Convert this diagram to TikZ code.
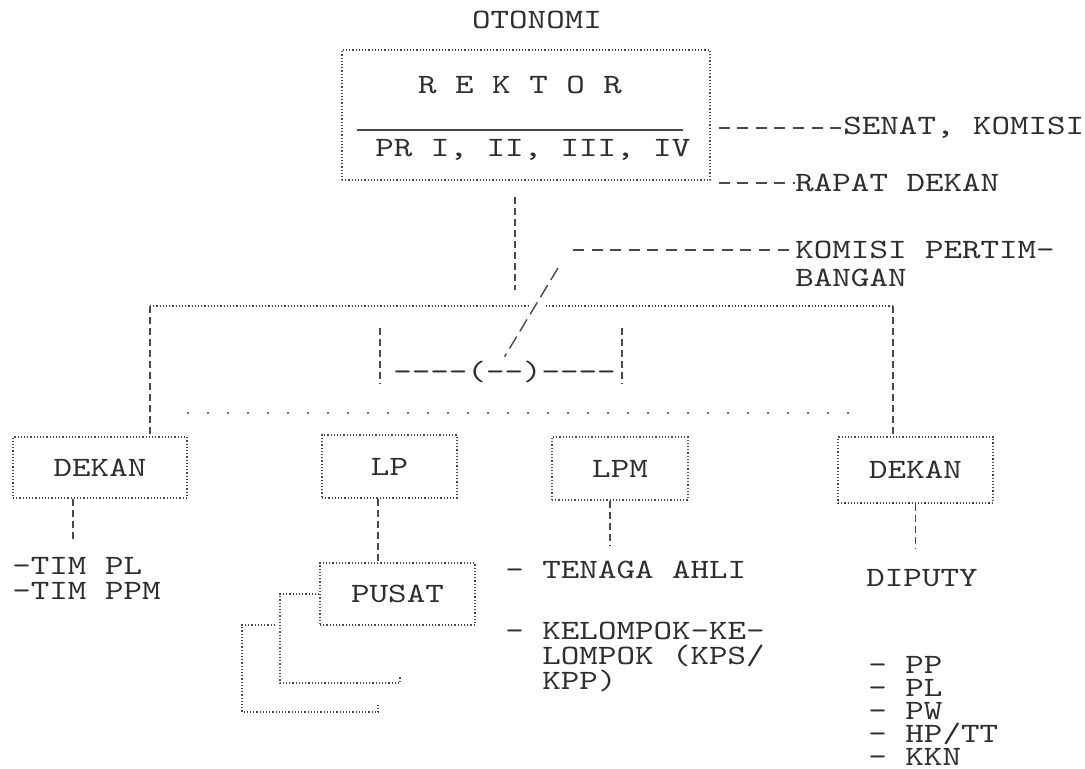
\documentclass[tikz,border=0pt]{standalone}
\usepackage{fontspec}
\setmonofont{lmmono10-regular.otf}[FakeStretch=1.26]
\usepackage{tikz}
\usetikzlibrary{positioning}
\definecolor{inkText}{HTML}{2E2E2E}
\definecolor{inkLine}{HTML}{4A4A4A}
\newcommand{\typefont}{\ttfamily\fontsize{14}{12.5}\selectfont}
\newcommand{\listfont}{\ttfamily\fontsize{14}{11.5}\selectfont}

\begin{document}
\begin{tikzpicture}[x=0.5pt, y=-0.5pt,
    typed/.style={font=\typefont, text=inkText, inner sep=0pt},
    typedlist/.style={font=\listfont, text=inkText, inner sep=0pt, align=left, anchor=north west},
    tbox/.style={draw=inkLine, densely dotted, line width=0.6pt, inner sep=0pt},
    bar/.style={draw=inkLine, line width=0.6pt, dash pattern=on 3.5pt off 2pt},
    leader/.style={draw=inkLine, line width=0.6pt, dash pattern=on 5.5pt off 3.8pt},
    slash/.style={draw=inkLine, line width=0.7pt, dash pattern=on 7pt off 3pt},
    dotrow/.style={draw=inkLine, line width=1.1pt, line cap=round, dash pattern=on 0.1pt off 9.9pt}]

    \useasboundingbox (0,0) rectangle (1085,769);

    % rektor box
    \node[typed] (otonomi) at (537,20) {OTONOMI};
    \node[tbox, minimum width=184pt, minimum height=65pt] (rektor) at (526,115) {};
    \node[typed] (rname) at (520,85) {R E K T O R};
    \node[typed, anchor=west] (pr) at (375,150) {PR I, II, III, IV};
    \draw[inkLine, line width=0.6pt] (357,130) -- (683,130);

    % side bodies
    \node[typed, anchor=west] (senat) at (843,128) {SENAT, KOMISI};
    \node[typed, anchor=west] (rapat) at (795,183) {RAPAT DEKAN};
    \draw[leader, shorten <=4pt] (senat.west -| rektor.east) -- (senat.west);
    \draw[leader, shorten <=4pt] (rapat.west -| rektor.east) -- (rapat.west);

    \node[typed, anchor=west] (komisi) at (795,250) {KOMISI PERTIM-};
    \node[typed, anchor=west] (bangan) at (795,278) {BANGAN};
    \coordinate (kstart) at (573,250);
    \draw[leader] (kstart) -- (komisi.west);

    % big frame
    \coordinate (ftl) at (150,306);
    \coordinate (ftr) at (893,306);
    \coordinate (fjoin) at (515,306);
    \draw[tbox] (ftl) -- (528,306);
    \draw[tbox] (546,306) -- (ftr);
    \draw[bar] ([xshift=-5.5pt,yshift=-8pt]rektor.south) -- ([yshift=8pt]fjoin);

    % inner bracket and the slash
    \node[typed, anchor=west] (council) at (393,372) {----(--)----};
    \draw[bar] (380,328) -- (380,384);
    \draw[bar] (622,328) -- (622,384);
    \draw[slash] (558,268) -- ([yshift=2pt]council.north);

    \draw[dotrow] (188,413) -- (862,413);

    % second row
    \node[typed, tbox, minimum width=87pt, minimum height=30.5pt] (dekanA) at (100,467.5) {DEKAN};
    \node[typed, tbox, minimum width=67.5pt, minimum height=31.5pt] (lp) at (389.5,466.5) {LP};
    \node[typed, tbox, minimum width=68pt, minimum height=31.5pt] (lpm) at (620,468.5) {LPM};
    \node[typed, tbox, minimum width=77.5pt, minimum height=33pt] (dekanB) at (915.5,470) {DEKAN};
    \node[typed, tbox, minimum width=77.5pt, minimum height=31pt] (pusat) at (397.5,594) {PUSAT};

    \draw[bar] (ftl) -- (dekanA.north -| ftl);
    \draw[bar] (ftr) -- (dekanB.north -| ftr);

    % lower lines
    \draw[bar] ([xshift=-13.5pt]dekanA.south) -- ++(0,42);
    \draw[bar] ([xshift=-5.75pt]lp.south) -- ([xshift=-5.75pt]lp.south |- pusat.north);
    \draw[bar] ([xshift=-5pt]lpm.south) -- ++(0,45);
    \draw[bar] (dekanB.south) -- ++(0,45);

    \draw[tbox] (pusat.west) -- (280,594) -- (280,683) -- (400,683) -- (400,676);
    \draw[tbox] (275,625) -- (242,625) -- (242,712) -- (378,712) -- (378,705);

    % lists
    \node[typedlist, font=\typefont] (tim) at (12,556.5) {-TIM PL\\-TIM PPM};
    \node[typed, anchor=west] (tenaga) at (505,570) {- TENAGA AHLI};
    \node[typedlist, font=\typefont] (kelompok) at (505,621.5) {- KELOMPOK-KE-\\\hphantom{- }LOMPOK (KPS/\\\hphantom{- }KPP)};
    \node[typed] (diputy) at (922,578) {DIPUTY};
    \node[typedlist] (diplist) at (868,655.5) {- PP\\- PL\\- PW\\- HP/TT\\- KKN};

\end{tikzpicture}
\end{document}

Exercise brief:
Copy out the listing exactly as it stands, but not the pictures.

Solution below:
Convert this diagram to TikZ code.
\documentclass[tikz,border=0pt]{standalone}
\usepackage{fontspec}
\setmonofont{lmmono10-regular.otf}[FakeStretch=1.26]
\usepackage{tikz}
\usetikzlibrary{positioning}
\definecolor{inkText}{HTML}{2E2E2E}
\definecolor{inkLine}{HTML}{4A4A4A}
\newcommand{\typefont}{\ttfamily\fontsize{14}{12.5}\selectfont}
\newcommand{\listfont}{\ttfamily\fontsize{14}{11.5}\selectfont}

\begin{document}
\begin{tikzpicture}[x=0.5pt, y=-0.5pt,
    typed/.style={font=\typefont, text=inkText, inner sep=0pt},
    typedlist/.style={font=\listfont, text=inkText, inner sep=0pt, align=left, anchor=north west},
    tbox/.style={draw=inkLine, densely dotted, line width=0.6pt, inner sep=0pt},
    bar/.style={draw=inkLine, line width=0.6pt, dash pattern=on 3.5pt off 2pt},
    leader/.style={draw=inkLine, line width=0.6pt, dash pattern=on 5.5pt off 3.8pt},
    slash/.style={draw=inkLine, line width=0.7pt, dash pattern=on 7pt off 3pt},
    dotrow/.style={draw=inkLine, line width=1.1pt, line cap=round, dash pattern=on 0.1pt off 9.9pt}]

    \useasboundingbox (0,0) rectangle (1085,769);

    % rektor box
    \node[typed] (otonomi) at (537,20) {OTONOMI};
    \node[tbox, minimum width=184pt, minimum height=65pt] (rektor) at (526,115) {};
    \node[typed] (rname) at (520,85) {R E K T O R};
    \node[typed, anchor=west] (pr) at (375,150) {PR I, II, III, IV};
    \draw[inkLine, line width=0.6pt] (357,130) -- (683,130);

    % side bodies
    \node[typed, anchor=west] (senat) at (843,128) {SENAT, KOMISI};
    \node[typed, anchor=west] (rapat) at (795,183) {RAPAT DEKAN};
    \draw[leader, shorten <=4pt] (senat.west -| rektor.east) -- (senat.west);
    \draw[leader, shorten <=4pt] (rapat.west -| rektor.east) -- (rapat.west);

    \node[typed, anchor=west] (komisi) at (795,250) {KOMISI PERTIM-};
    \node[typed, anchor=west] (bangan) at (795,278) {BANGAN};
    \coordinate (kstart) at (573,250);
    \draw[leader] (kstart) -- (komisi.west);

    % big frame
    \coordinate (ftl) at (150,306);
    \coordinate (ftr) at (893,306);
    \coordinate (fjoin) at (515,306);
    \draw[tbox] (ftl) -- (528,306);
    \draw[tbox] (546,306) -- (ftr);
    \draw[bar] ([xshift=-5.5pt,yshift=-8pt]rektor.south) -- ([yshift=8pt]fjoin);

    % inner bracket and the slash
    \node[typed, anchor=west] (council) at (393,372) {----(--)----};
    \draw[bar] (380,328) -- (380,384);
    \draw[bar] (622,328) -- (622,384);
    \draw[slash] (558,268) -- ([yshift=2pt]council.north);

    \draw[dotrow] (188,413) -- (862,413);

    % second row
    \node[typed, tbox, minimum width=87pt, minimum height=30.5pt] (dekanA) at (100,467.5) {DEKAN};
    \node[typed, tbox, minimum width=67.5pt, minimum height=31.5pt] (lp) at (389.5,466.5) {LP};
    \node[typed, tbox, minimum width=68pt, minimum height=31.5pt] (lpm) at (620,468.5) {LPM};
    \node[typed, tbox, minimum width=77.5pt, minimum height=33pt] (dekanB) at (915.5,470) {DEKAN};
    \node[typed, tbox, minimum width=77.5pt, minimum height=31pt] (pusat) at (397.5,594) {PUSAT};

    \draw[bar] (ftl) -- (dekanA.north -| ftl);
    \draw[bar] (ftr) -- (dekanB.north -| ftr);

    % lower lines
    \draw[bar] ([xshift=-13.5pt]dekanA.south) -- ++(0,42);
    \draw[bar] ([xshift=-5.75pt]lp.south) -- ([xshift=-5.75pt]lp.south |- pusat.north);
    \draw[bar] ([xshift=-5pt]lpm.south) -- ++(0,45);
    \draw[bar] (dekanB.south) -- ++(0,45);

    \draw[tbox] (pusat.west) -- (280,594) -- (280,683) -- (400,683) -- (400,676);
    \draw[tbox] (275,625) -- (242,625) -- (242,712) -- (378,712) -- (378,705);

    % lists
    \node[typedlist, font=\typefont] (tim) at (12,556.5) {-TIM PL\\-TIM PPM};
    \node[typed, anchor=west] (tenaga) at (505,570) {- TENAGA AHLI};
    \node[typedlist, font=\typefont] (kelompok) at (505,621.5) {- KELOMPOK-KE-\\\hphantom{- }LOMPOK (KPS/\\\hphantom{- }KPP)};
    \node[typed] (diputy) at (922,578) {DIPUTY};
    \node[typedlist] (diplist) at (868,655.5) {- PP\\- PL\\- PW\\- HP/TT\\- KKN};

\end{tikzpicture}
\end{document}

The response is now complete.